### Code that draws figures:
◇ ◇ ◇ ◇ ◇
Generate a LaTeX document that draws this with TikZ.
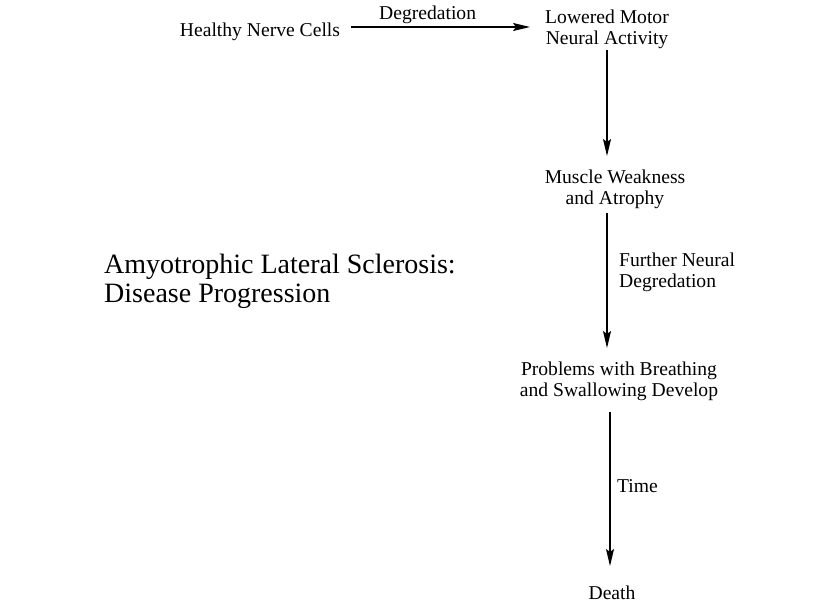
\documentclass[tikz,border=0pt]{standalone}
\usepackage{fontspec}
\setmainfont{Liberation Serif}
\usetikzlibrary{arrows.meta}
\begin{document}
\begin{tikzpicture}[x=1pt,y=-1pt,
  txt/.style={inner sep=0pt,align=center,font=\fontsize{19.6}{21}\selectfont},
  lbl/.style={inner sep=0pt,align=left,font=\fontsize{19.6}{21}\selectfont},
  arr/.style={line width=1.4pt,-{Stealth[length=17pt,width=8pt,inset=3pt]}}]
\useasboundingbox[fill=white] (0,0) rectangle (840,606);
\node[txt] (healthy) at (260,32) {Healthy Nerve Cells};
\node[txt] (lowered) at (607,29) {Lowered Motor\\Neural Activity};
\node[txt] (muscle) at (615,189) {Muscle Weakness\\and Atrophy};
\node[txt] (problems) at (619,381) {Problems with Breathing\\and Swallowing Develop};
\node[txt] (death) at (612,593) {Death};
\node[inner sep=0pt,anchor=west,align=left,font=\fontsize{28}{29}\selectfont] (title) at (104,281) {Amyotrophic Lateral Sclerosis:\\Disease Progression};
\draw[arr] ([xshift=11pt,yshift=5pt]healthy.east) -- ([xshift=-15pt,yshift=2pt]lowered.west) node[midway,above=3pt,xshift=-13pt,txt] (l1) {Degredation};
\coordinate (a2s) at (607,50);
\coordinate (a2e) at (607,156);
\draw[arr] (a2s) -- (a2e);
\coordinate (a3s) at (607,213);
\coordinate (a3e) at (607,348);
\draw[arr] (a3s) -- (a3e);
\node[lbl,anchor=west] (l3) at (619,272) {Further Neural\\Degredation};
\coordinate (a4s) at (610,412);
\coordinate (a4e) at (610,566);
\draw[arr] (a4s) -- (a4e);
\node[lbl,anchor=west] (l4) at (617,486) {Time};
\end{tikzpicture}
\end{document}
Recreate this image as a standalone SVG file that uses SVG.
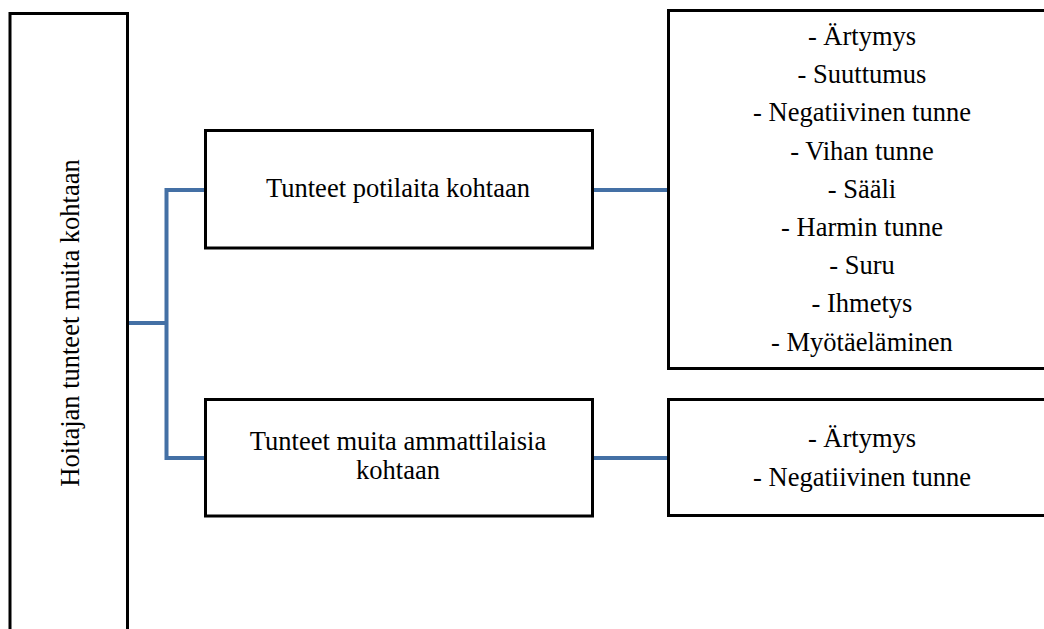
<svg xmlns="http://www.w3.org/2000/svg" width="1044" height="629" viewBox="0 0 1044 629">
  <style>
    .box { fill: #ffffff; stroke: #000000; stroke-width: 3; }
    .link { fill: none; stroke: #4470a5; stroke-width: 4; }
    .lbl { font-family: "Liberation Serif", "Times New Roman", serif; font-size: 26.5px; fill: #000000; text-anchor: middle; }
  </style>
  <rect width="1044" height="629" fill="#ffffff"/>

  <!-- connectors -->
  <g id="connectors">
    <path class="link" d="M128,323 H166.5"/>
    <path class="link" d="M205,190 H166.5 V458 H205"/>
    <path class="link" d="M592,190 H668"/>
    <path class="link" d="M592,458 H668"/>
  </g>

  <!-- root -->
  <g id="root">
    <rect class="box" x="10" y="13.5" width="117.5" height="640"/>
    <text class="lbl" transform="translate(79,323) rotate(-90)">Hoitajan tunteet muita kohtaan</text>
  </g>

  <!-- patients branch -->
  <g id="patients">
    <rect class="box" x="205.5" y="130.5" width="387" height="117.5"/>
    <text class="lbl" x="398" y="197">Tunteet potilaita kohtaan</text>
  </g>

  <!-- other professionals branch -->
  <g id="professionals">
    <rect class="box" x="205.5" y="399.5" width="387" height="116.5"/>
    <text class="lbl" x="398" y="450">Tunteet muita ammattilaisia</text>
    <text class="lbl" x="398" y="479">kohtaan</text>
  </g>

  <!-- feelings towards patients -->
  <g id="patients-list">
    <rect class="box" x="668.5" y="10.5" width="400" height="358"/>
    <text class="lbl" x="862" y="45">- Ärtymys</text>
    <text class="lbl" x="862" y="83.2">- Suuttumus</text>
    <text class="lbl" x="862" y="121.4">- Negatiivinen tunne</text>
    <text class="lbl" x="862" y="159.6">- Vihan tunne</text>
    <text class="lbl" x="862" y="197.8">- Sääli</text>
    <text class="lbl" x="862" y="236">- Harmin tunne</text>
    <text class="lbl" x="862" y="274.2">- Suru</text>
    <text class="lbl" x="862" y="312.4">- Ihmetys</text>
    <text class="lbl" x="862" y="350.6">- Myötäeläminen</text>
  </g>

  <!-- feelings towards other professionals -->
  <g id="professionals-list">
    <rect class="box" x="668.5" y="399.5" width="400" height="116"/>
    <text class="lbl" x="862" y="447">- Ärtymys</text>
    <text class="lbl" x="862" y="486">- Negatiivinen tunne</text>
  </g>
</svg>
◇ ◇ ◇ ◇ ◇
### What you will do:
Copy the records above exactly, omitting every picture.

### Output below:
Generate a LaTeX document that draws this with TikZ.
\documentclass[tikz,border=0pt]{standalone}
\usepackage{fontspec}
\setmainfont{Liberation Serif}
\usetikzlibrary{arrows.meta}
\begin{document}
\begin{tikzpicture}[x=1pt,y=-1pt,
  txt/.style={inner sep=0pt,align=center,font=\fontsize{19.6}{21}\selectfont},
  lbl/.style={inner sep=0pt,align=left,font=\fontsize{19.6}{21}\selectfont},
  arr/.style={line width=1.4pt,-{Stealth[length=17pt,width=8pt,inset=3pt]}}]
\useasboundingbox[fill=white] (0,0) rectangle (840,606);
\node[txt] (healthy) at (260,32) {Healthy Nerve Cells};
\node[txt] (lowered) at (607,29) {Lowered Motor\\Neural Activity};
\node[txt] (muscle) at (615,189) {Muscle Weakness\\and Atrophy};
\node[txt] (problems) at (619,381) {Problems with Breathing\\and Swallowing Develop};
\node[txt] (death) at (612,593) {Death};
\node[inner sep=0pt,anchor=west,align=left,font=\fontsize{28}{29}\selectfont] (title) at (104,281) {Amyotrophic Lateral Sclerosis:\\Disease Progression};
\draw[arr] ([xshift=11pt,yshift=5pt]healthy.east) -- ([xshift=-15pt,yshift=2pt]lowered.west) node[midway,above=3pt,xshift=-13pt,txt] (l1) {Degredation};
\coordinate (a2s) at (607,50);
\coordinate (a2e) at (607,156);
\draw[arr] (a2s) -- (a2e);
\coordinate (a3s) at (607,213);
\coordinate (a3e) at (607,348);
\draw[arr] (a3s) -- (a3e);
\node[lbl,anchor=west] (l3) at (619,272) {Further Neural\\Degredation};
\coordinate (a4s) at (610,412);
\coordinate (a4e) at (610,566);
\draw[arr] (a4s) -- (a4e);
\node[lbl,anchor=west] (l4) at (617,486) {Time};
\end{tikzpicture}
\end{document}
Recreate this image as a standalone SVG file that uses SVG.
<svg xmlns="http://www.w3.org/2000/svg" width="1044" height="629" viewBox="0 0 1044 629">
  <style>
    .box { fill: #ffffff; stroke: #000000; stroke-width: 3; }
    .link { fill: none; stroke: #4470a5; stroke-width: 4; }
    .lbl { font-family: "Liberation Serif", "Times New Roman", serif; font-size: 26.5px; fill: #000000; text-anchor: middle; }
  </style>
  <rect width="1044" height="629" fill="#ffffff"/>

  <!-- connectors -->
  <g id="connectors">
    <path class="link" d="M128,323 H166.5"/>
    <path class="link" d="M205,190 H166.5 V458 H205"/>
    <path class="link" d="M592,190 H668"/>
    <path class="link" d="M592,458 H668"/>
  </g>

  <!-- root -->
  <g id="root">
    <rect class="box" x="10" y="13.5" width="117.5" height="640"/>
    <text class="lbl" transform="translate(79,323) rotate(-90)">Hoitajan tunteet muita kohtaan</text>
  </g>

  <!-- patients branch -->
  <g id="patients">
    <rect class="box" x="205.5" y="130.5" width="387" height="117.5"/>
    <text class="lbl" x="398" y="197">Tunteet potilaita kohtaan</text>
  </g>

  <!-- other professionals branch -->
  <g id="professionals">
    <rect class="box" x="205.5" y="399.5" width="387" height="116.5"/>
    <text class="lbl" x="398" y="450">Tunteet muita ammattilaisia</text>
    <text class="lbl" x="398" y="479">kohtaan</text>
  </g>

  <!-- feelings towards patients -->
  <g id="patients-list">
    <rect class="box" x="668.5" y="10.5" width="400" height="358"/>
    <text class="lbl" x="862" y="45">- Ärtymys</text>
    <text class="lbl" x="862" y="83.2">- Suuttumus</text>
    <text class="lbl" x="862" y="121.4">- Negatiivinen tunne</text>
    <text class="lbl" x="862" y="159.6">- Vihan tunne</text>
    <text class="lbl" x="862" y="197.8">- Sääli</text>
    <text class="lbl" x="862" y="236">- Harmin tunne</text>
    <text class="lbl" x="862" y="274.2">- Suru</text>
    <text class="lbl" x="862" y="312.4">- Ihmetys</text>
    <text class="lbl" x="862" y="350.6">- Myötäeläminen</text>
  </g>

  <!-- feelings towards other professionals -->
  <g id="professionals-list">
    <rect class="box" x="668.5" y="399.5" width="400" height="116"/>
    <text class="lbl" x="862" y="447">- Ärtymys</text>
    <text class="lbl" x="862" y="486">- Negatiivinen tunne</text>
  </g>
</svg>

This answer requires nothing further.